Members who fail to wear a mask are punishable by a fine or denial of entry into the chamber.
Republican Reps. Thomas Massie, Marjorie Taylor Greene and Ralph Norman were each fined $500 in May for refusing to wear masks.
After losing their appeals to the House Ethics Committee, the trio said this week that they are suing House Speaker Nancy Pelosi, D-Calif., over the fines, according to The Louisville Courier Journal.
White House reporters must mask up
The White House Correspondents' Association announced Tuesday, in the wake of the CDC releasing its new guidance, that it will also require reporters to wear masks while they are inside the White House.
The White House said President Biden and other fully vaccinated administration officials would abide by the CDC's new guidance and wear masks where appropriate.
Biden's chief medical adviser and the nation's top infectious disease expert, Dr.

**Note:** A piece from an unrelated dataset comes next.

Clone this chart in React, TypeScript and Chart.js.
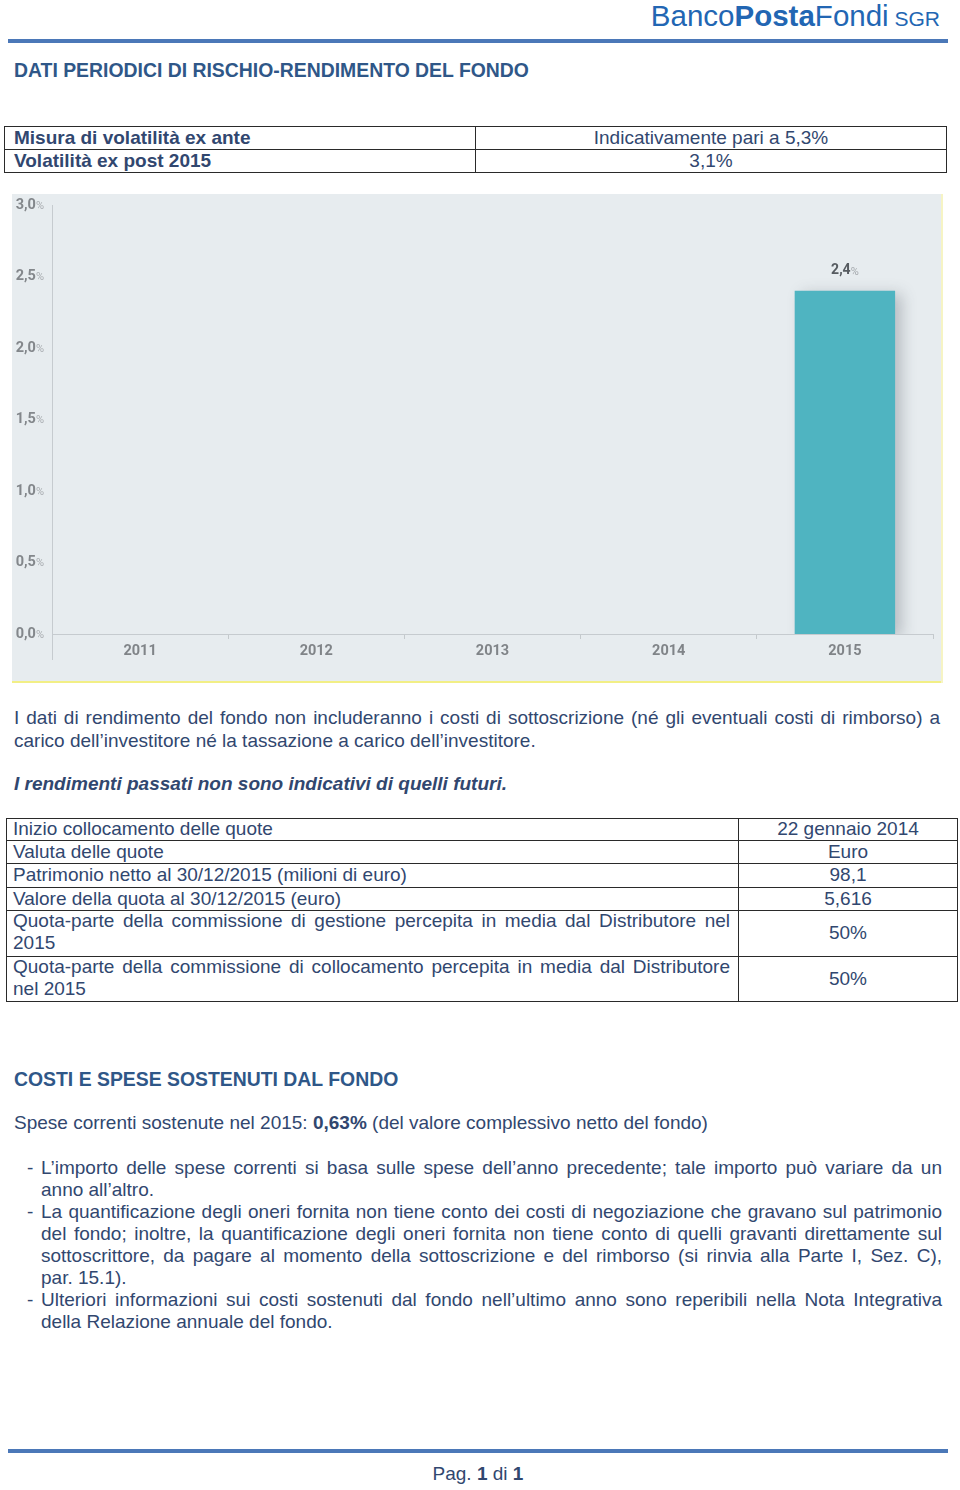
import React, { useEffect, useRef } from "react";
import { Chart, registerables } from "chart.js";

Chart.register(...registerables);

// ---- chart data ----
const years = ["2011", "2012", "2013", "2014", "2015"];
const returns: (number | null)[] = [null, null, null, null, 2.4];
const barLabels = ["", "", "", "", "2,4"];
const yTickValues = [0, 0.5, 1, 1.5, 2, 2.5, 3];
const yTickLabels = ["0,0", "0,5", "1,0", "1,5", "2,0", "2,5", "3,0"];

// ---- page text ----
const table1Rows = [
  ["Misura di volatilità ex ante", "Indicativamente pari a 5,3%"],
  ["Volatilità ex post 2015", "3,1%"],
];
const table2Rows: [string[], string][] = [
  [["Inizio collocamento delle quote"], "22 gennaio 2014"],
  [["Valuta delle quote"], "Euro"],
  [["Patrimonio netto al 30/12/2015 (milioni di euro)"], "98,1"],
  [["Valore della quota al 30/12/2015 (euro)"], "5,616"],
  [["Quota-parte della commissione di gestione percepita in media dal Distributore nel", "2015"], "50%"],
  [["Quota-parte della commissione di collocamento percepita in media dal Distributore", "nel 2015"], "50%"],
];
const para1 = [
  "I dati di rendimento del fondo non includeranno i costi di sottoscrizione (né gli eventuali costi di rimborso) a",
  "carico dell\u2019investitore né la tassazione a carico dell\u2019investitore.",
];
const bullets = [
  [
    "L\u2019importo delle spese correnti si basa sulle spese dell\u2019anno precedente; tale importo può variare da un",
    "anno all\u2019altro.",
  ],
  [
    "La quantificazione degli oneri fornita non tiene conto dei costi di negoziazione che gravano sul patrimonio",
    "del fondo; inoltre, la quantificazione degli oneri fornita non tiene conto di quelli gravanti direttamente sul",
    "sottoscrittore, da pagare al momento della sottoscrizione e del rimborso (si rinvia alla Parte I, Sez. C),",
    "par. 15.1).",
  ],
  [
    "Ulteriori informazioni sui costi sostenuti dal fondo nell\u2019ultimo anno sono reperibili nella Nota Integrativa",
    "della Relazione annuale del fondo.",
  ],
];

const FONT = "'Liberation Sans', Arial, sans-serif";
const TXT = "#31476f";
const HEAD = "#2f5788";
const LINE = "#2a2a2a";

const HL = (x1: number, x2: number, y: number, key: string) => (
  <div key={key} style={{ position: "absolute", left: x1, top: y, width: x2 - x1 + 1, height: 1, background: LINE }} />
);
const VL = (x: number, y1: number, y2: number, key: string) => (
  <div key={key} style={{ position: "absolute", left: x, top: y1, width: 1, height: y2 - y1 + 1, background: LINE }} />
);

function Line({ x, y, w, text, justify, lh = 22, style }: any) {
  return (
    <div
      style={{
        position: "absolute",
        left: x,
        top: y,
        width: w,
        height: lh,
        lineHeight: lh + "px",
        whiteSpace: "nowrap",
        textAlign: justify ? "justify" : "left",
        textAlignLast: justify ? "justify" : "auto",
        ...style,
      }}
    >
      {text}
    </div>
  );
}

function BarChart() {
  const ref = useRef<HTMLCanvasElement | null>(null);
  useEffect(() => {
    if (!ref.current) return;
    const decor = {
      id: "decor",
      beforeDatasetsDraw(chart: any) {
        const ctx = chart.ctx;
        ctx.save();
        ctx.shadowColor = "rgba(60,70,80,0.28)";
        ctx.shadowBlur = 14;
        ctx.shadowOffsetX = 7;
        ctx.shadowOffsetY = 3;
      },
      afterDatasetsDraw(chart: any) {
        const ctx = chart.ctx;
        ctx.restore();
        const meta = chart.getDatasetMeta(0);
        meta.data.forEach((el: any, i: number) => {
          const lab = barLabels[i];
          if (!lab || returns[i] == null) return;
          ctx.save();
          ctx.textBaseline = "middle";
          ctx.font = "bold 14px Roboto, sans-serif";
          const w1 = ctx.measureText(lab).width;
          ctx.font = "11px Roboto, sans-serif";
          const w2 = ctx.measureText("%").width;
          const x0 = el.x - (w1 + w2) / 2;
          ctx.font = "bold 14px Roboto, sans-serif";
          ctx.fillStyle = "#575c61";
          ctx.textAlign = "left";
          ctx.fillText(lab, x0, el.y - 20);
          ctx.font = "11px Roboto, sans-serif";
          ctx.fillStyle = "#a4a8ac";
          ctx.fillText("%", x0 + w1, el.y - 19);
          ctx.restore();
        });
      },
      afterDraw(chart: any) {
        const ctx = chart.ctx;
        const ys = chart.scales.y;
        const area = chart.chartArea;
        ctx.save();
        ctx.strokeStyle = "#c6cbcf";
        ctx.lineWidth = 1;
        ctx.beginPath();
        ctx.moveTo(area.left + 0.5, area.top);
        ctx.lineTo(area.left + 0.5, area.bottom + 26);
        ctx.stroke();
        ctx.textBaseline = "middle";
        yTickValues.forEach((v, i) => {
          const py = ys.getPixelForValue(v);
          const right = area.left - 8;
          ctx.font = "11px Roboto, sans-serif";
          const wp = ctx.measureText("%").width;
          ctx.fillStyle = "#a8acb0";
          ctx.textAlign = "right";
          ctx.fillText("%", right, py + 1);
          ctx.font = "bold 14.5px Roboto, sans-serif";
          ctx.fillStyle = "#83878b";
          ctx.fillText(yTickLabels[i], right - wp, py);
        });
        ctx.restore();
      },
    };
    const chart = new Chart(ref.current, {
      type: "bar",
      data: {
        labels: years,
        datasets: [
          {
            data: returns,
            backgroundColor: "#4fb4c1",
            borderWidth: 0,
            barPercentage: 0.57,
            categoryPercentage: 1,
          },
        ],
      },
      options: {
        animation: false,
        responsive: false,
        devicePixelRatio: 1,
        layout: { padding: { top: 11, right: 9, left: 0, bottom: 0 } },
        plugins: { legend: { display: false }, tooltip: { enabled: false } },
        scales: {
          x: {
            grid: { display: true, drawOnChartArea: false, drawTicks: true, tickLength: 5, color: "#c4c9cc", offset: true },
            border: { display: true, color: "#c6cbcf", width: 1 },
            ticks: { color: "#808488", font: { family: "Roboto", size: 14.5, weight: "bold" }, padding: 4 },
            afterFit: (s: any) => {
              s.height = 47;
            },
          },
          y: {
            min: 0,
            max: 3,
            ticks: { stepSize: 0.5, display: false },
            grid: { display: false },
            border: { display: false },
            afterFit: (s: any) => {
              s.width = 40;
            },
          },
        },
      } as any,
      plugins: [decor],
    });
    return () => chart.destroy();
  }, []);
  return <canvas ref={ref} width={930} height={487} style={{ display: "block", width: 930, height: 487 }} />;
}

export default function App() {
  const lines: any[] = [];
  [126, 149, 172].forEach((y, i) => lines.push(HL(4, 946, y, "t1h" + i)));
  [4, 475, 946].forEach((x, i) => lines.push(VL(x, 126, 172, "t1v" + i)));
  const t2y = [818, 840, 863, 887, 910, 956, 1001];
  t2y.forEach((y, i) => lines.push(HL(6, 957, y, "t2h" + i)));
  [6, 738, 957].forEach((x, i) => lines.push(VL(x, 818, 1001, "t2v" + i)));

  return (
    <div
      style={{
        position: "absolute",
        left: 0,
        top: 0,
        width: 960,
        height: 1490,
        background: "#fff",
        fontFamily: FONT,
        fontSize: 19,
        color: TXT,
        overflow: "hidden",
      }}
    >
      {/* logo */}
      <div
        style={{
          position: "absolute",
          right: 20,
          top: 1,
          height: 30,
          lineHeight: "30px",
          color: "#2266b3",
          whiteSpace: "nowrap",
          fontSize: 29.5,
        }}
      >
        Banco<b>Posta</b>Fondi<span style={{ fontSize: 21 }}> SGR</span>
      </div>
      <div style={{ position: "absolute", left: 8, top: 39, width: 940, height: 4, background: "#4b78b8" }} />

      <Line x={14} y={59} w={700} lh={22} text="DATI PERIODICI DI RISCHIO-RENDIMENTO DEL FONDO" style={{ fontWeight: "bold", color: HEAD, fontSize: 19.4 }} />

      {lines}

      {table1Rows.map((r, i) => (
        <React.Fragment key={"t1" + i}>
          <Line x={14} y={126 + i * 23} w={450} lh={23} text={r[0]} style={{ fontWeight: "bold" }} />
          <Line x={476} y={126 + i * 23} w={470} lh={23} text={r[1]} style={{ textAlign: "center" }} />
        </React.Fragment>
      ))}

      {/* chart */}
      <div style={{ position: "absolute", left: 12, top: 194, width: 930, height: 487, background: "#e7ecef" }}>
        <BarChart />
      </div>
      <div style={{ position: "absolute", left: 12, top: 681, width: 931, height: 2, background: "#f2ef86" }} />
      <div style={{ position: "absolute", left: 941, top: 194, width: 2, height: 489, background: "#f6f4c4" }} />

      {para1.map((t, i) => (
        <Line key={"p" + i} x={14} y={706 + i * 23} w={926} lh={23} text={t} justify={i < para1.length - 1} />
      ))}
      <Line
        x={14}
        y={773}
        w={700}
        lh={22}
        text="I rendimenti passati non sono indicativi di quelli futuri."
        style={{ fontWeight: "bold", fontStyle: "italic" }}
      />

      {table2Rows.map((r, i) => {
        const top = t2y[i];
        const h = t2y[i + 1] - top;
        const left = r[0];
        return (
          <React.Fragment key={"t2" + i}>
            {left.map((t, j) => (
              <Line
                key={j}
                x={13}
                y={left.length > 1 ? top + j * 22 : top}
                w={717}
                lh={left.length > 1 ? 22 : h}
                text={t}
                justify={left.length > 1 && j < left.length - 1}
              />
            ))}
            <Line x={739} y={top} w={218} lh={h} text={r[1]} style={{ textAlign: "center" }} />
          </React.Fragment>
        );
      })}

      <Line x={14} y={1068} w={700} lh={22} text="COSTI E SPESE SOSTENUTI DAL FONDO" style={{ fontWeight: "bold", color: HEAD, fontSize: 19.4 }} />
      <div style={{ position: "absolute", left: 14, top: 1112, height: 22, lineHeight: "22px", whiteSpace: "nowrap" }}>
        Spese correnti sostenute nel 2015: <b>0,63%</b> (del valore complessivo netto del fondo)
      </div>

      {(() => {
        const out: any[] = [];
        let y = 1157;
        bullets.forEach((b, bi) => {
          out.push(<Line key={"bd" + bi} x={27} y={y} w={12} lh={22} text="-" />);
          b.forEach((t, j) => {
            out.push(<Line key={"b" + bi + "_" + j} x={41} y={y} w={901} lh={22} text={t} justify={j < b.length - 1} />);
            y += 22;
          });
        });
        return out;
      })()}

      <div style={{ position: "absolute", left: 8, top: 1449, width: 940, height: 4, background: "#4b78b8" }} />
      <div
        style={{
          position: "absolute",
          left: 0,
          top: 1463,
          width: 956,
          textAlign: "center",
          height: 22,
          lineHeight: "22px",
        }}
      >
        Pag. <b>1</b> di <b>1</b>
      </div>
    </div>
  );
}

Anthony Fauci, told NPR that the dominance of the delta variant and the ease with which it spreads is the rationale behind new mask guidance.
"We are dealing with a different virus now. This is not the original virus that we were dealing with; this has different capabilities, much more efficient in transmitting from person to person," he said. "Now, the delta variant is totally dominant, it's well over 80, 85%, and in some sections of the country, it's close to or above 90%. This variant is much more capable of transmitting from people to people."